**SHORT TASK**
Find the lines that hold the word "matplotlib" and return them.

**AVAILABLE DATA**
◆ ◆ ◆ ◆ ◆ ◆ ◆

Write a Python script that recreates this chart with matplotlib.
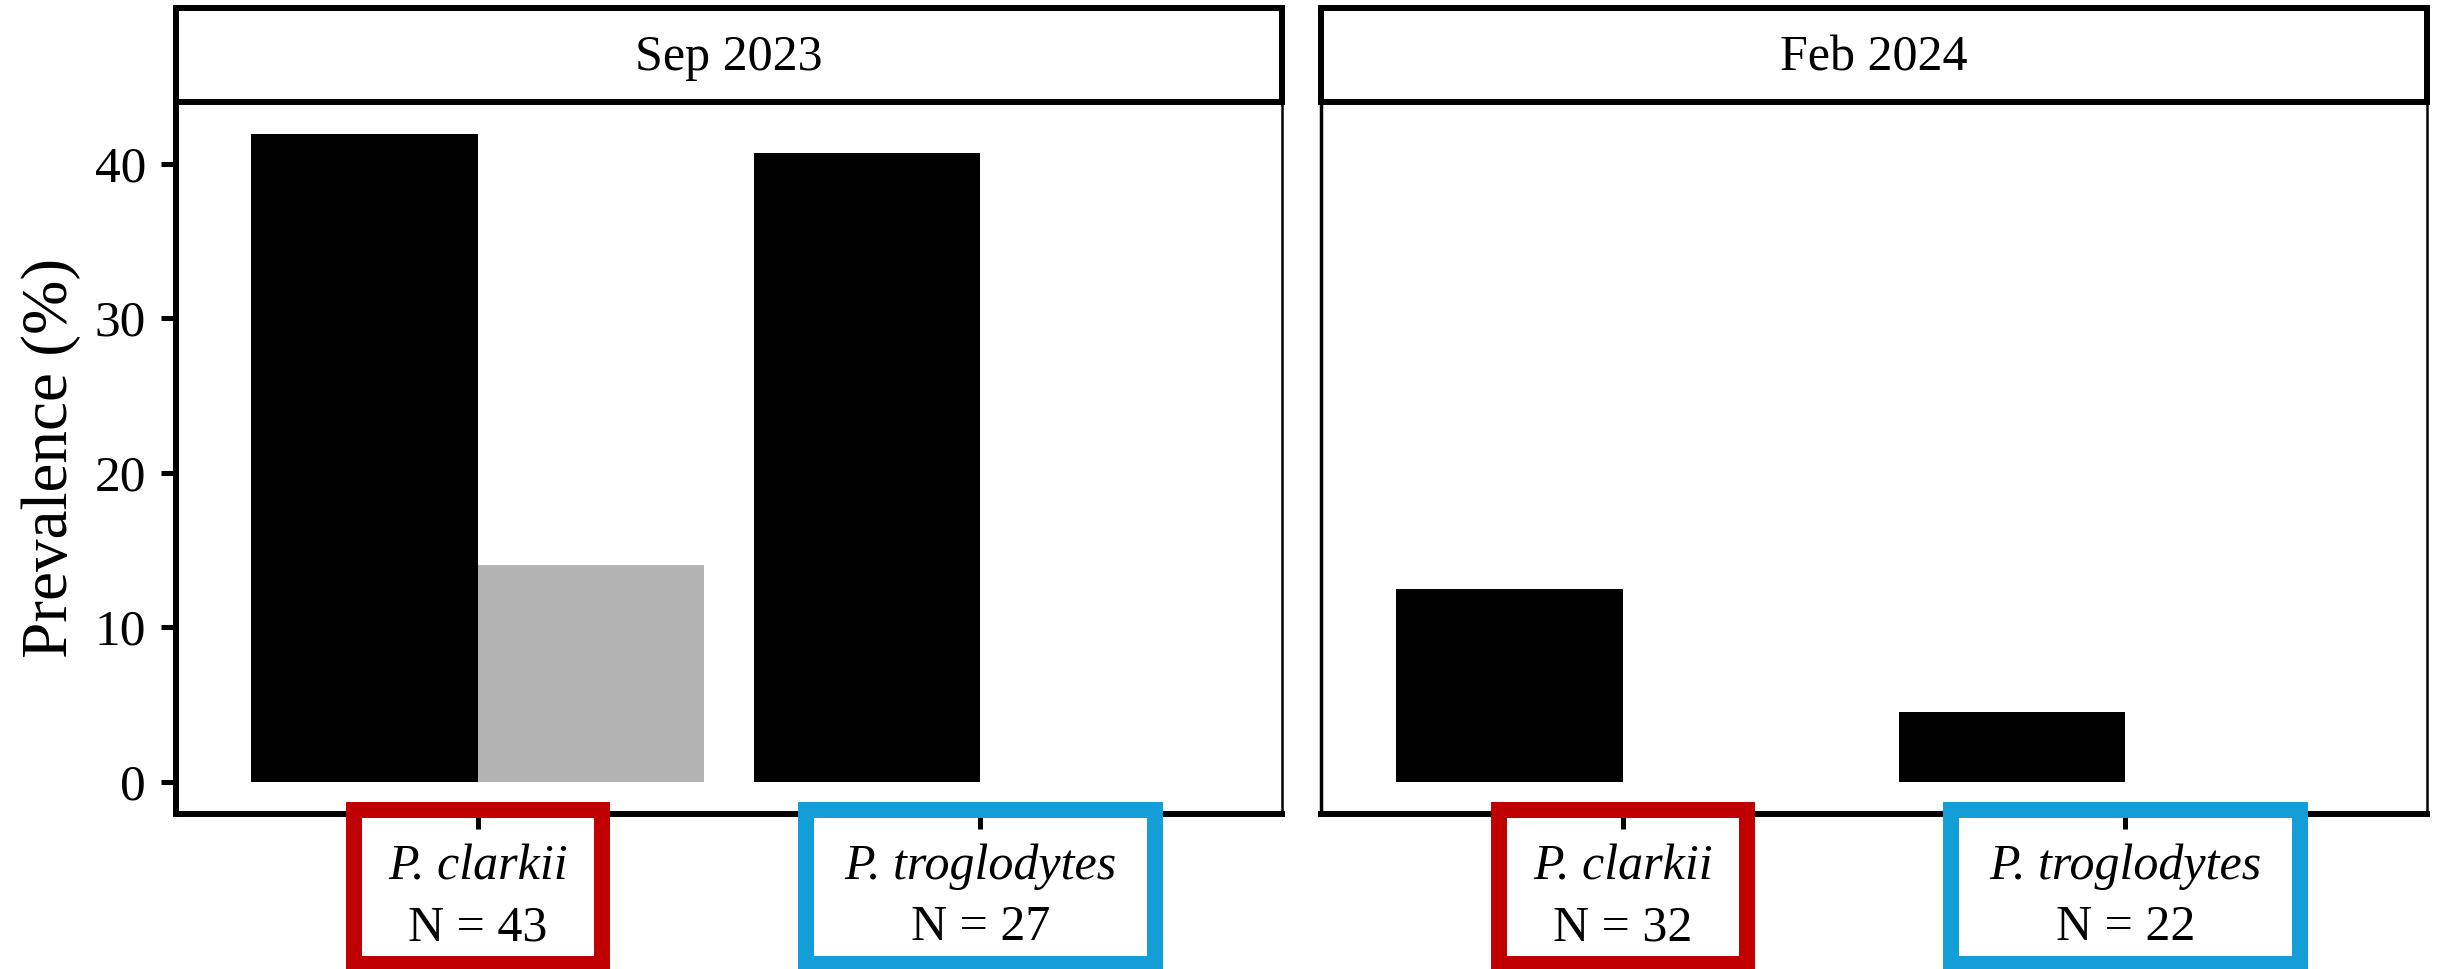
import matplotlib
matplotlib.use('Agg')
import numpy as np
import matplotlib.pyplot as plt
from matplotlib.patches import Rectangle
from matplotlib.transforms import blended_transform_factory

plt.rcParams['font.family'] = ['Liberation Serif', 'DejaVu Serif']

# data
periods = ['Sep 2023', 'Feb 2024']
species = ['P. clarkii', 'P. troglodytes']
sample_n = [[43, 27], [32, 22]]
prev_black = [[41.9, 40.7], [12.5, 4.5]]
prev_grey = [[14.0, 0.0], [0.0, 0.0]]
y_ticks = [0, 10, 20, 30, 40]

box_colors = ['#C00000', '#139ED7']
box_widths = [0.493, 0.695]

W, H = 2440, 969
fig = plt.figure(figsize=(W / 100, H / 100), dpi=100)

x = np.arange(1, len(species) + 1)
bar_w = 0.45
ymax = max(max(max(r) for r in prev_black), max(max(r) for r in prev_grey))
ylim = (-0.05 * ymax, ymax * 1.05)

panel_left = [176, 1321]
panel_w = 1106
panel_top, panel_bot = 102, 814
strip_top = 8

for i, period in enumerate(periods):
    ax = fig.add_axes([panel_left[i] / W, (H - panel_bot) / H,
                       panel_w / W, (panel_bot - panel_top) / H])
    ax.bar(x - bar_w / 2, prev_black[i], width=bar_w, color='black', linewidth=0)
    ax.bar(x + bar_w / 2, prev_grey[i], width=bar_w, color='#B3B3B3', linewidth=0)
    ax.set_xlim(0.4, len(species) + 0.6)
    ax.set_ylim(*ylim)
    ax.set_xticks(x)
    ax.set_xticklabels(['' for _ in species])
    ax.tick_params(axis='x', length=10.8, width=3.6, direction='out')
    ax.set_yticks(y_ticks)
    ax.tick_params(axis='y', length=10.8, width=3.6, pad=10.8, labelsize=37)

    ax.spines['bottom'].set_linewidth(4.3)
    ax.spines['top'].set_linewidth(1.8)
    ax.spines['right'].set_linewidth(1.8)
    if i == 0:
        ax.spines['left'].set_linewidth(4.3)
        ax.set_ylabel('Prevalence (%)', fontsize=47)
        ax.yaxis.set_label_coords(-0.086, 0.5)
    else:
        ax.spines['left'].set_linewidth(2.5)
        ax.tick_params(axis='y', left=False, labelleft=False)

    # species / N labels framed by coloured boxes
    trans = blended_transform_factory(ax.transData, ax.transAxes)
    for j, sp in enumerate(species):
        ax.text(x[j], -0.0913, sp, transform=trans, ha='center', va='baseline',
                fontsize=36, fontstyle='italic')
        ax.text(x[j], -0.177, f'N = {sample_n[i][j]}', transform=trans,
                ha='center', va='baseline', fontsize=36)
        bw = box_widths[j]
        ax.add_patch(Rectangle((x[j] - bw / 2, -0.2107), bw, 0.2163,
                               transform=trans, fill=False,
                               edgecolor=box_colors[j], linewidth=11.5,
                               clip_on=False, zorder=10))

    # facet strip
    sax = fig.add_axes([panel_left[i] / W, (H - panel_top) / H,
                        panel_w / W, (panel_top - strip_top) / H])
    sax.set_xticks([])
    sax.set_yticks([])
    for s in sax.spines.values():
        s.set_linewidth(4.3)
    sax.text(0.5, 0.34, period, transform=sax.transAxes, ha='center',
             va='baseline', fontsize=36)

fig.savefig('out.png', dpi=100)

◆ ◆ ◆ ◆ ◆ ◆ ◆

**WRITTEN SOLUTION**
Write a Python script that recreates this chart with matplotlib.
import matplotlib
matplotlib.use('Agg')
import matplotlib.pyplot as plt
from matplotlib.patches import Rectangle
from matplotlib.transforms import blended_transform_factory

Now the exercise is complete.